__AIM__.
Skip the pictures and repeat each line of the data exactly.

(begin)

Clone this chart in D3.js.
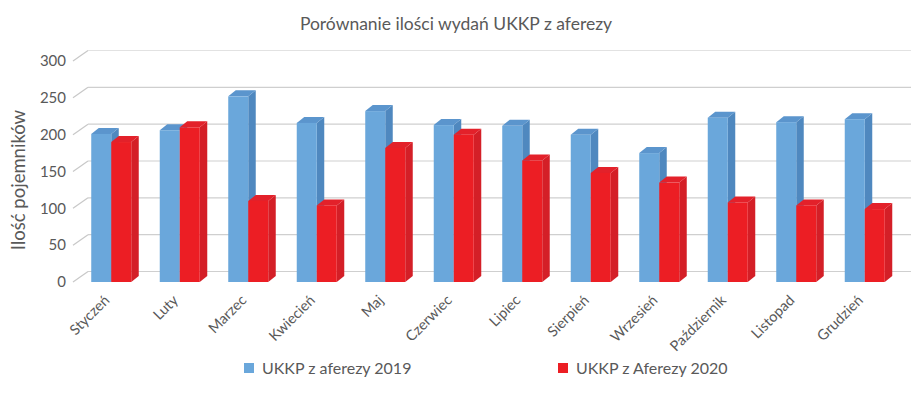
<!DOCTYPE html>
<html>
<head>
<meta charset="utf-8">
<script src="https://cdn.jsdelivr.net/npm/d3@7"></script>
<style>
  body { margin: 0; background: #fff; }
  text { font-family: Lato, "Open Sans", sans-serif; fill: #595959; }
</style>
</head>
<body>
<svg id="chart" width="916" height="395"></svg>
<script>
// data
const months = ['Styczeń', 'Luty', 'Marzec', 'Kwiecień', 'Maj', 'Czerwiec',
                'Lipiec', 'Sierpień', 'Wrzesień', 'Październik', 'Listopad', 'Grudzień'];
const series2019 = [201, 206, 252, 216, 232, 213, 212, 200, 175, 223, 217, 221];
const series2020 = [190, 210, 110, 104, 182, 200, 165, 148, 135, 108, 104, 99];
const seriesNames = ['UKKP z aferezy 2019', 'UKKP z Aferezy 2020'];
const yTicks = [0, 50, 100, 150, 200, 250, 300];

const svg = d3.select('#chart');

// colours for front / side / top of each series
const faces = [
  { front: '#6aa7db', side: '#4f88bf', top: '#5b95cd' },
  { front: '#ec1e24', side: '#d41f27', top: '#e3212a' }
];

// depth of the plot box and of the bars
const wallDx = 15, wallDy = 10.5;
const barDx = 7.5, barDy = 6;

let x = d3.scaleBand()
  .domain(months)
  .range([77, 899])
  .paddingInner(0.416)
  .paddingOuter(0.208);

let xs = d3.scaleBand()
  .domain([0, 1])
  .range([0, x.bandwidth()]);

let y = d3.scaleLinear()
  .domain([0, 300])
  .range([282, 61]);

// back wall gridlines + side diagonals
let grid = svg.append('g');
yTicks.forEach(t => {
  let yf = y(t);
  grid.append('line')
    .attr('x1', 73).attr('y1', yf)
    .attr('x2', 73 + wallDx).attr('y2', yf - wallDy)
    .attr('stroke', '#c8c8c8').attr('stroke-width', 1.2);
  grid.append('line')
    .attr('x1', 73 + wallDx).attr('y1', yf - wallDy)
    .attr('x2', 911).attr('y2', yf - wallDy)
    .attr('stroke', t === 300 ? '#e2e2e2' : '#cfcfcf').attr('stroke-width', 1.2);
});

// y tick labels
svg.append('g').selectAll('text')
  .data(yTicks)
  .enter()
  .append('text')
  .attr('x', 66)
  .attr('y', d => y(d))
  .attr('dy', '0.35em')
  .attr('text-anchor', 'end')
  .style('font-size', '15px')
  .text(d => d);

// bars
let rows = months.map((m, i) => [series2019[i], series2020[i]]);
let bars = svg.append('g');
months.forEach((m, i) => {
  rows[i].forEach((v, s) => {
    let x0 = x(m) + xs(s);
    let x1 = x0 + xs.bandwidth();
    let yb = y(0), yt = y(v);
    let c = faces[s];
    bars.append('polygon')
      .attr('points', [[x1, yb], [x1 + barDx, yb - barDy], [x1 + barDx, yt - barDy], [x1, yt]].join(' '))
      .attr('fill', c.side);
    bars.append('polygon')
      .attr('points', [[x0, yt], [x0 + barDx, yt - barDy], [x1 + barDx, yt - barDy], [x1, yt]].join(' '))
      .attr('fill', c.top);
    bars.append('rect')
      .attr('x', x0).attr('y', yt)
      .attr('width', x1 - x0).attr('height', yb - yt)
      .attr('fill', c.front);
  });
});

// month labels, rotated
svg.append('g').selectAll('text')
  .data(months)
  .enter()
  .append('text')
  .attr('transform', d => `translate(${x(d) + x.bandwidth() / 2 - 8},${294}) rotate(-45)`)
  .attr('text-anchor', 'end')
  .attr('dy', '0.7em')
  .style('font-size', '14.5px')
  .text(d => d);

// title
svg.append('text')
  .attr('x', 456).attr('y', 30)
  .attr('text-anchor', 'middle')
  .style('font-size', '17.5px')
  .text('Porównanie ilości wydań UKKP z aferezy');

// y axis title
svg.append('text')
  .attr('transform', 'translate(25,180) rotate(-90)')
  .attr('text-anchor', 'middle')
  .style('font-size', '18.5px')
  .text('Ilość pojemników');

// legend
let legendX = [244, 558];
seriesNames.forEach((name, s) => {
  svg.append('rect')
    .attr('x', legendX[s]).attr('y', 363)
    .attr('width', 10).attr('height', 10)
    .attr('fill', faces[s].front);
  svg.append('text')
    .attr('x', legendX[s] + 18).attr('y', 368)
    .attr('dy', '0.35em')
    .style('font-size', '16px')
    .text(name);
});
</script>
</body>
</html>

(end)

__RESPONSE BELOW__.
Clone this chart in D3.js.
<!DOCTYPE html>
<html>
<head>
<meta charset="utf-8">
<script src="https://cdn.jsdelivr.net/npm/d3@7"></script>
<style>
  body { margin: 0; background: #fff; }
  text { font-family: Lato, "Open Sans", sans-serif; fill: #595959; }
</style>
</head>
<body>
<svg id="chart" width="916" height="395"></svg>
<script>
// data
const months = ['Styczeń', 'Luty', 'Marzec', 'Kwiecień', 'Maj', 'Czerwiec',
                'Lipiec', 'Sierpień', 'Wrzesień', 'Październik', 'Listopad', 'Grudzień'];
const series2019 = [201, 206, 252, 216, 232, 213, 212, 200, 175, 223, 217, 221];
const series2020 = [190, 210, 110, 104, 182, 200, 165, 148, 135, 108, 104, 99];
const seriesNames = ['UKKP z aferezy 2019', 'UKKP z Aferezy 2020'];
const yTicks = [0, 50, 100, 150, 200, 250, 300];

const svg = d3.select('#chart');

// colours for front / side / top of each series
const faces = [
  { front: '#6aa7db', side: '#4f88bf', top: '#5b95cd' },
  { front: '#ec1e24', side: '#d41f27', top: '#e3212a' }
];

// depth of the plot box and of the bars
const wallDx = 15, wallDy = 10.5;
const barDx = 7.5, barDy = 6;

let x = d3.scaleBand()
  .domain(months)
  .range([77, 899])
  .paddingInner(0.416)
  .paddingOuter(0.208);

let xs = d3.scaleBand()
  .domain([0, 1])
  .range([0, x.bandwidth()]);

let y = d3.scaleLinear()
  .domain([0, 300])
  .range([282, 61]);

// back wall gridlines + side diagonals
let grid = svg.append('g');
yTicks.forEach(t => {
  let yf = y(t);
  grid.append('line')
    .attr('x1', 73).attr('y1', yf)
    .attr('x2', 73 + wallDx).attr('y2', yf - wallDy)
    .attr('stroke', '#c8c8c8').attr('stroke-width', 1.2);
  grid.append('line')
    .attr('x1', 73 + wallDx).attr('y1', yf - wallDy)
    .attr('x2', 911).attr('y2', yf - wallDy)
    .attr('stroke', t === 300 ? '#e2e2e2' : '#cfcfcf').attr('stroke-width', 1.2);
});

// y tick labels
svg.append('g').selectAll('text')
  .data(yTicks)
  .enter()
  .append('text')
  .attr('x', 66)
  .attr('y', d => y(d))
  .attr('dy', '0.35em')
  .attr('text-anchor', 'end')
  .style('font-size', '15px')
  .text(d => d);

// bars
let rows = months.map((m, i) => [series2019[i], series2020[i]]);
let bars = svg.append('g');
months.forEach((m, i) => {
  rows[i].forEach((v, s) => {
    let x0 = x(m) + xs(s);
    let x1 = x0 + xs.bandwidth();
    let yb = y(0), yt = y(v);
    let c = faces[s];
    bars.append('polygon')
      .attr('points', [[x1, yb], [x1 + barDx, yb - barDy], [x1 + barDx, yt - barDy], [x1, yt]].join(' '))
      .attr('fill', c.side);
    bars.append('polygon')
      .attr('points', [[x0, yt], [x0 + barDx, yt - barDy], [x1 + barDx, yt - barDy], [x1, yt]].join(' '))
      .attr('fill', c.top);
    bars.append('rect')
      .attr('x', x0).attr('y', yt)
      .attr('width', x1 - x0).attr('height', yb - yt)
      .attr('fill', c.front);
  });
});

// month labels, rotated
svg.append('g').selectAll('text')
  .data(months)
  .enter()
  .append('text')
  .attr('transform', d => `translate(${x(d) + x.bandwidth() / 2 - 8},${294}) rotate(-45)`)
  .attr('text-anchor', 'end')
  .attr('dy', '0.7em')
  .style('font-size', '14.5px')
  .text(d => d);

// title
svg.append('text')
  .attr('x', 456).attr('y', 30)
  .attr('text-anchor', 'middle')
  .style('font-size', '17.5px')
  .text('Porównanie ilości wydań UKKP z aferezy');

// y axis title
svg.append('text')
  .attr('transform', 'translate(25,180) rotate(-90)')
  .attr('text-anchor', 'middle')
  .style('font-size', '18.5px')
  .text('Ilość pojemników');

// legend
let legendX = [244, 558];
seriesNames.forEach((name, s) => {
  svg.append('rect')
    .attr('x', legendX[s]).attr('y', 363)
    .attr('width', 10).attr('height', 10)
    .attr('fill', faces[s].front);
  svg.append('text')
    .attr('x', legendX[s] + 18).attr('y', 368)
    .attr('dy', '0.35em')
    .style('font-size', '16px')
    .text(name);
});
</script>
</body>
</html>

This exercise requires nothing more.